REQUIRED TASK:
From the first line of the data below through the line holding "d3.scaleLinear().domain([0, 1.5]).range([plotB, plotT]);", output each line exactly and leave the pictures out.

AVAILABLE RECORDS:
:::

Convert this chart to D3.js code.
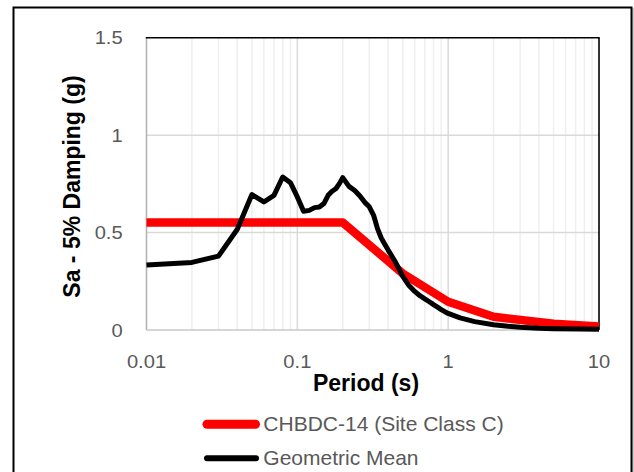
<!DOCTYPE html>
<html>
<head>
<meta charset="utf-8">
<script src="https://cdn.jsdelivr.net/npm/d3@7/dist/d3.min.js"></script>
<style>
  html, body { margin: 0; padding: 0; background: #fff; }
  svg { display: block; }
</style>
</head>
<body>
<svg id="chart" width="634" height="472"></svg>
<script>
// Response spectra: design spectrum and geometric mean of records
const codePeriods = [0.01, 0.2, 0.5, 1, 2, 5, 10];
const codeSa      = [0.552, 0.552, 0.29, 0.145, 0.068, 0.032, 0.018];

const gmPeriods = [0.01, 0.02, 0.03, 0.04, 0.05, 0.06, 0.07, 0.08, 0.09, 0.1,
                   0.11, 0.12, 0.13, 0.14, 0.15, 0.16, 0.17, 0.18, 0.19, 0.2,
                   0.22, 0.24, 0.26, 0.28, 0.3, 0.32, 0.34, 0.36, 0.38, 0.4,
                   0.45, 0.5, 0.55, 0.6, 0.65, 0.7, 0.75, 0.8, 0.85, 0.9, 0.95,
                   1, 1.2, 1.5, 2, 2.5, 3, 4, 5, 7.5, 10];
const gmSa      = [0.333, 0.347, 0.379, 0.517, 0.695, 0.657, 0.691, 0.785, 0.756, 0.683,
                   0.609, 0.614, 0.628, 0.631, 0.649, 0.691, 0.712, 0.725, 0.751, 0.782,
                   0.737, 0.716, 0.688, 0.655, 0.632, 0.59, 0.52, 0.472, 0.44, 0.41,
                   0.345, 0.275, 0.228, 0.198, 0.176, 0.16, 0.145, 0.13, 0.117, 0.105, 0.094,
                   0.085, 0.062, 0.043, 0.027, 0.019, 0.014, 0.009, 0.007, 0.005, 0.004];

const xTicks = [0.01, 0.1, 1, 10];
const xTickLabels = ["0.01", "0.1", "1", "10"];
const yTicks = [0, 0.5, 1, 1.5];
const yTickLabels = ["0", "0.5", "1", "1.5"];

const seriesNames = ["CHBDC-14 (Site Class C)", "Geometric Mean"];

const svg = d3.select("#chart");
const plotL = 146.5, plotR = 599, plotT = 37.7, plotB = 330;

const x = d3.scaleLog().domain([0.01, 10]).range([plotL, plotR]);
const y = d3.scaleLinear().domain([0, 1.5]).range([plotB, plotT]);

// outer chart frame
svg.append("line").attr("x1", 633).attr("x2", 633).attr("y1", 8).attr("y2", 480)
  .attr("stroke", "#a0a0a0").attr("stroke-width", 1);
svg.append("rect").attr("x", 13.5).attr("y", 7.5).attr("width", 618).attr("height", 480)
  .attr("fill", "none").attr("stroke", "#000").attr("stroke-width", 2);

// minor vertical gridlines
const minor = [];
for (let d = 0.01; d < 10; d *= 10) {
  for (let k = 2; k <= 9; k++) minor.push(+(d * k).toPrecision(3));
}
svg.append("g").selectAll("line").data(minor).join("line")
  .attr("x1", d => x(d)).attr("x2", d => x(d))
  .attr("y1", plotT).attr("y2", plotB)
  .attr("stroke", "#efefef").attr("stroke-width", 1.5);

// major vertical gridlines
svg.append("g").selectAll("line").data(xTicks.slice(1, -1)).join("line")
  .attr("x1", d => x(d)).attr("x2", d => x(d))
  .attr("y1", plotT).attr("y2", plotB)
  .attr("stroke", "#d9d9d9").attr("stroke-width", 1.5);

// horizontal gridlines
svg.append("g").selectAll("line").data(yTicks.slice(1, -1)).join("line")
  .attr("x1", plotL).attr("x2", plotR)
  .attr("y1", d => y(d)).attr("y2", d => y(d))
  .attr("stroke", "#d9d9d9").attr("stroke-width", 1.5);

// plot area border: grey axes on left/bottom, black on top/right
svg.append("line").attr("x1", plotL).attr("x2", plotL).attr("y1", plotT).attr("y2", plotB)
  .attr("stroke", "#b0b0b0").attr("stroke-width", 1.5);
svg.append("line").attr("x1", plotL).attr("x2", plotR).attr("y1", plotB).attr("y2", plotB)
  .attr("stroke", "#c8c8c8").attr("stroke-width", 1.5);
svg.append("line").attr("x1", plotL - 0.7).attr("x2", plotR + 0.7).attr("y1", plotT).attr("y2", plotT)
  .attr("stroke", "#000").attr("stroke-width", 1.6);
svg.append("line").attr("x1", plotR).attr("x2", plotR).attr("y1", plotT).attr("y2", plotB)
  .attr("stroke", "#000").attr("stroke-width", 1.6);

// tick labels
const tickFont = "'Liberation Sans', Arial, sans-serif";
svg.append("g").selectAll("text").data(xTicks).join("text")
  .attr("transform", d => `translate(${x(d)},367.5) scale(1.12,1)`)
  .attr("text-anchor", "middle")
  .style("font-family", tickFont).style("font-size", "18px").attr("fill", "#595959")
  .text((d, i) => xTickLabels[i]);
svg.append("g").selectAll("text").data(yTicks).join("text")
  .attr("transform", d => `translate(122.7,${y(d) + 6.5}) scale(1.12,1)`)
  .attr("text-anchor", "end")
  .style("font-family", tickFont).style("font-size", "18px").attr("fill", "#595959")
  .text((d, i) => yTickLabels[i]);

// axis titles
svg.append("text")
  .attr("transform", "translate(366,391)")
  .attr("text-anchor", "middle")
  .style("font-family", tickFont).style("font-size", "23px").style("font-weight", "bold")
  .attr("fill", "#000").text("Period (s)");
svg.append("text")
  .attr("transform", "translate(79.5,186.5) rotate(-90)")
  .attr("text-anchor", "middle")
  .style("font-family", tickFont).style("font-size", "23px").style("font-weight", "bold")
  .attr("fill", "#000").text("Sa - 5% Damping (g)");

// series
const line = d3.line().x(d => x(d[0])).y(d => y(d[1]));
const codeData = d3.zip(codePeriods, codeSa);
const gmData = d3.zip(gmPeriods, gmSa);

svg.append("path").datum(codeData).attr("d", line)
  .attr("fill", "none").attr("stroke", "#ff0000").attr("stroke-width", 8.5)
  .attr("stroke-linejoin", "round");
svg.append("path").datum(gmData).attr("d", line)
  .attr("fill", "none").attr("stroke", "#000").attr("stroke-width", 5)
  .attr("stroke-linejoin", "round");

// legend
const legend = [
  { name: seriesNames[0], color: "#ff0000", width: 9, x1: 207, x2: 255.5, y: 424.3, ty: 430.7 },
  { name: seriesNames[1], color: "#000", width: 6, x1: 207, x2: 256, y: 458.3, ty: 465 }
];
const lg = svg.append("g");
lg.selectAll("line").data(legend).join("line")
  .attr("x1", d => d.x1).attr("x2", d => d.x2).attr("y1", d => d.y).attr("y2", d => d.y)
  .attr("stroke", d => d.color).attr("stroke-width", d => d.width).attr("stroke-linecap", "round");
lg.selectAll("text").data(legend).join("text")
  .attr("x", 263.3).attr("y", d => d.ty)
  .style("font-family", tickFont).style("font-size", "21px").attr("fill", "#595959")
  .text(d => d.name);
</script>
</body>
</html>
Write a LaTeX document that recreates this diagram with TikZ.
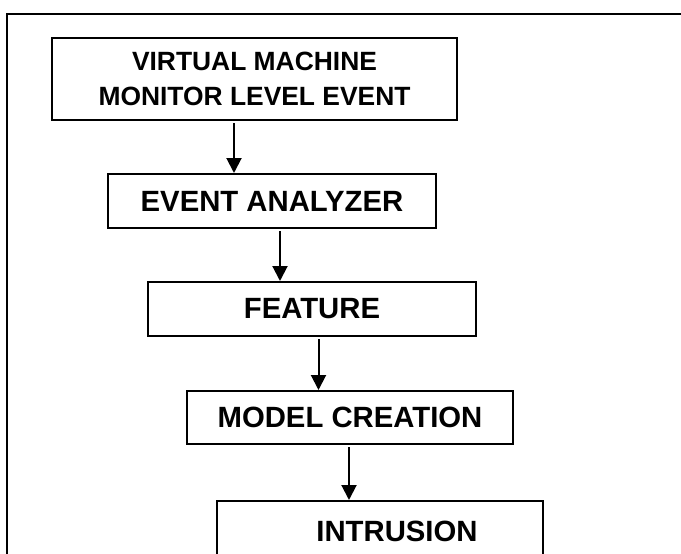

:::

FINAL RESULT:
Convert this chart to D3.js code.
<!DOCTYPE html>
<html>
<head>
<meta charset="utf-8">
<script src="https://cdn.jsdelivr.net/npm/d3@7/dist/d3.min.js"></script>
<style>
  html, body { margin: 0; padding: 0; background: #fff; }
  svg { display: block; }
</style>
</head>
<body>
<svg id="chart" width="634" height="472"></svg>
<script>
// Response spectra: design spectrum and geometric mean of records
const codePeriods = [0.01, 0.2, 0.5, 1, 2, 5, 10];
const codeSa      = [0.552, 0.552, 0.29, 0.145, 0.068, 0.032, 0.018];

const gmPeriods = [0.01, 0.02, 0.03, 0.04, 0.05, 0.06, 0.07, 0.08, 0.09, 0.1,
                   0.11, 0.12, 0.13, 0.14, 0.15, 0.16, 0.17, 0.18, 0.19, 0.2,
                   0.22, 0.24, 0.26, 0.28, 0.3, 0.32, 0.34, 0.36, 0.38, 0.4,
                   0.45, 0.5, 0.55, 0.6, 0.65, 0.7, 0.75, 0.8, 0.85, 0.9, 0.95,
                   1, 1.2, 1.5, 2, 2.5, 3, 4, 5, 7.5, 10];
const gmSa      = [0.333, 0.347, 0.379, 0.517, 0.695, 0.657, 0.691, 0.785, 0.756, 0.683,
                   0.609, 0.614, 0.628, 0.631, 0.649, 0.691, 0.712, 0.725, 0.751, 0.782,
                   0.737, 0.716, 0.688, 0.655, 0.632, 0.59, 0.52, 0.472, 0.44, 0.41,
                   0.345, 0.275, 0.228, 0.198, 0.176, 0.16, 0.145, 0.13, 0.117, 0.105, 0.094,
                   0.085, 0.062, 0.043, 0.027, 0.019, 0.014, 0.009, 0.007, 0.005, 0.004];

const xTicks = [0.01, 0.1, 1, 10];
const xTickLabels = ["0.01", "0.1", "1", "10"];
const yTicks = [0, 0.5, 1, 1.5];
const yTickLabels = ["0", "0.5", "1", "1.5"];

const seriesNames = ["CHBDC-14 (Site Class C)", "Geometric Mean"];

const svg = d3.select("#chart");
const plotL = 146.5, plotR = 599, plotT = 37.7, plotB = 330;

const x = d3.scaleLog().domain([0.01, 10]).range([plotL, plotR]);
const y = d3.scaleLinear().domain([0, 1.5]).range([plotB, plotT]);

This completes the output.